Let $T=\mathbb{C}[x_1^{\pm 1}, \ldots, x_n^{\pm 1}]$ be the ring of Laurent polynomials in $n$ variables. Let $B \subset T$ be a subring such that $T$ is a finitely generated $B$-module. Let $S \subset \mathbb{Z}^n$ be an additively closed subset with $0 \in S$. By the natural embedding $\mathbb{Z}^n \to T$, we consider $S$ to be a subset of $T$. Let $B_S \subset T$ be the subring given by the $B$-span of $S$ in $T$.

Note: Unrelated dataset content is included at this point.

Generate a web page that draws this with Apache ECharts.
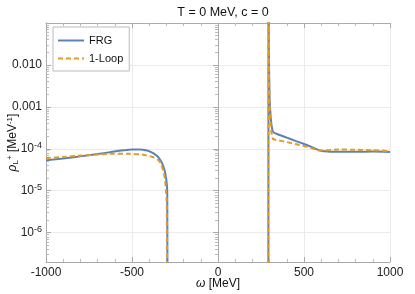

What is a necessary and sufficient condition on $S$ so that $B_S$ is integrally closed? I have a particular $B$ in mind, but I suspect there should be a simple answer independent of $B$ that will probably coincide with the special case I care about. For example, maybe if $S$ is a primitive lattice then $B_S$ will be integrally closed.
This seems like it should be a known result but I haven't been able to find it. If there is an analogous result for polynomial rings I'm interested in that as well.
I (mostly) found my answer here: https://www.emis.de/journals/UIAM/PDF/39-59-70.pdf
There is no $B$ here and we're actually looking at the $\mathbb{C}$-span of $S$. It looks like my guess that $S$ needed to be primitive is correct. I'm no longer certain that I actually needed the $B$ I defined in the question so I'm fine with this answer.